At B1, the most impactful shift you can make is moving from curated learning materials to authentic content β real newspapers, unscripted podcasts, films made for native audiences. The adjustment is uncomfortable at first: you will encounter unknown vocabulary, fast speech rates, and idiomatic expressions that no textbook prepared you for.
But this productive discomfort is precisely what forces the brain to develop the contextual inference skills that distinguish a B2 learner from a B1 learner. Aim for one authentic listening session per day of at least 20 minutes, and keep a log of new words and structures you encounter for later review.
For B2 and above, writing practice should shift from accuracy-focused exercises to fluency-focused drafting followed by targeted revision. The approach works like this: write a 300-word essay on a complex topic without stopping to look up words or check grammar rules β push through with what you know. Then review the draft with a grammar checker or tutor, identifying patterns in your errors rather than just individual mistakes. Pattern-level error awareness allows you to target the specific grammatical rule or lexical gap driving multiple errors at once, multiplying the return on each correction cycle.
Study partners are among the most underutilized resources available to CEFR learners at every level. A language exchange partner β a native speaker of your target language who is learning your native language β provides authentic conversation practice, real-time error correction, and cultural context that no app or textbook can replicate.
Most language learners abandon exchanges because the sessions feel unstructured and unproductive. The solution is to come to each session with a specific topic, three to five vocabulary items you want to use actively, and two to three grammar structures you are trying to internalize β transforming the exchange from a casual chat into a targeted output practice session.
Consistency dramatically outperforms intensity across the entire CEFR journey. Learners who study 45 minutes every single day accumulate approximately 270 hours per year β enough to move through two full CEFR levels in a closely related language.
Learners who study four hours on weekends only accumulate about 200 hours per year, cover less phonological ground, and retain vocabulary less efficiently because the week-long gaps between sessions allow significant memory decay. If you can only choose one habit to build, choose daily contact with the language β even if some days that contact is just 15 minutes of vocabulary review on a commute.
Tracking your hours precisely also protects against the common trap of confusing time spent with effective practice. Many learners count television watching, passive music listening, or easy reviewing of already-mastered content as productive study hours β then wonder why their progress does not match the published CEFR timelines. Use a study tracker or even a simple spreadsheet to log only deliberately active practice: focused listening with comprehension questions, structured speaking output, reading with note-taking, or writing with a revision pass. This discipline ensures your hour count reflects genuine progress rather than time in proximity to the language.
In the final analysis, the published CEFR hour estimates are best understood as a floor rather than a ceiling.
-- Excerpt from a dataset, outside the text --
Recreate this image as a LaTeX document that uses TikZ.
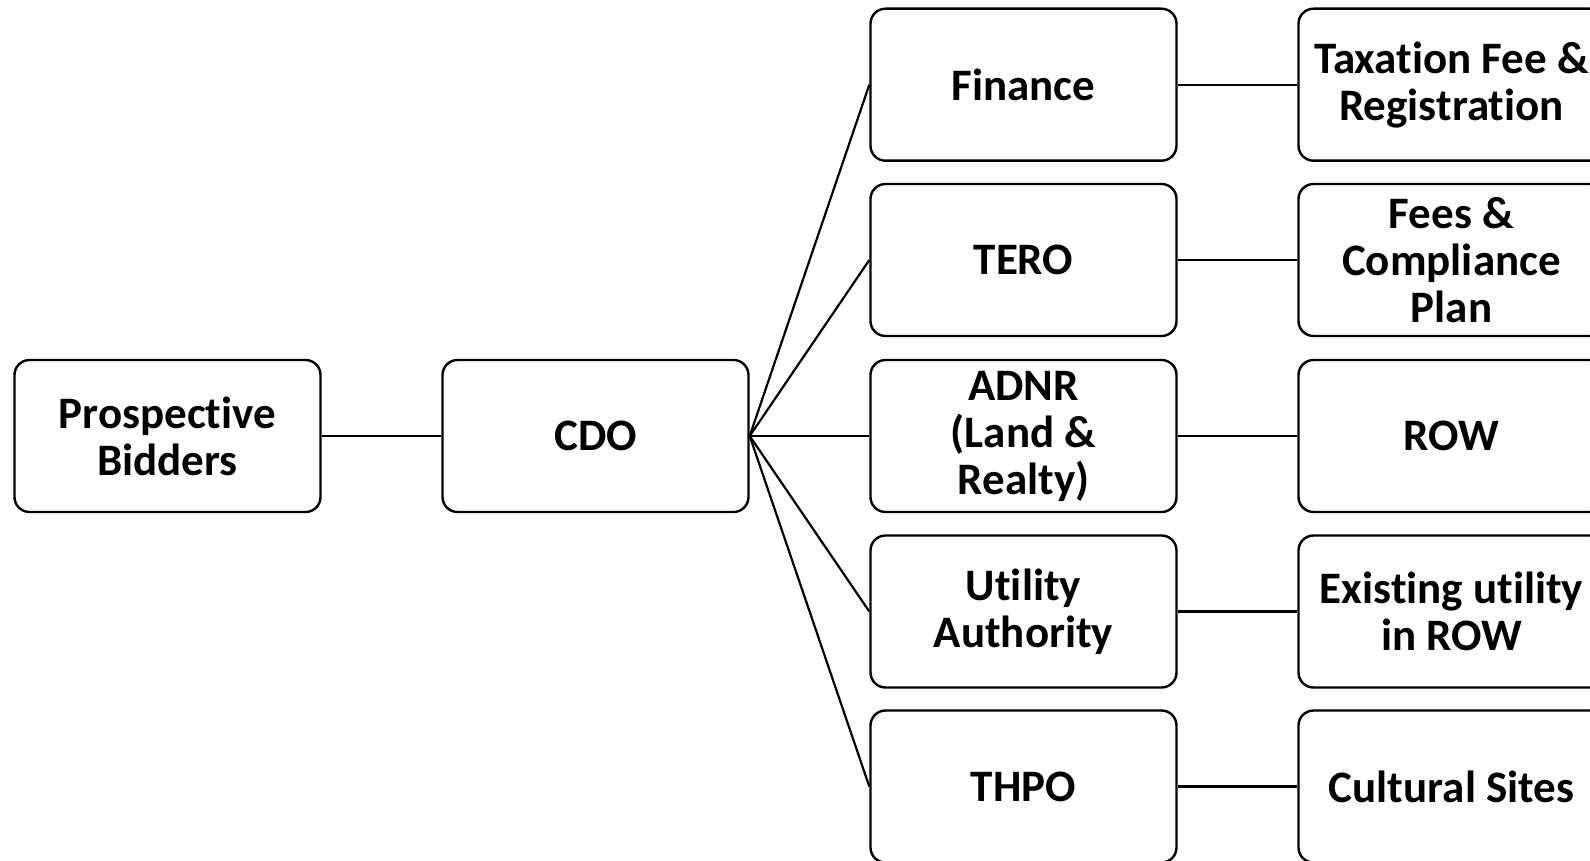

They represent what motivated, consistent learners with good instruction achieve under favorable conditions. Your actual timeline will depend on the quality of your practice, the depth of your daily immersion, and your willingness to push past the discomfort of genuine challenge at each new level.
But armed with accurate hour estimates, a realistic daily schedule, and the strategies outlined in this guide, you have everything you need to reach your target CEFR level on your own timeline and with confidence on exam day.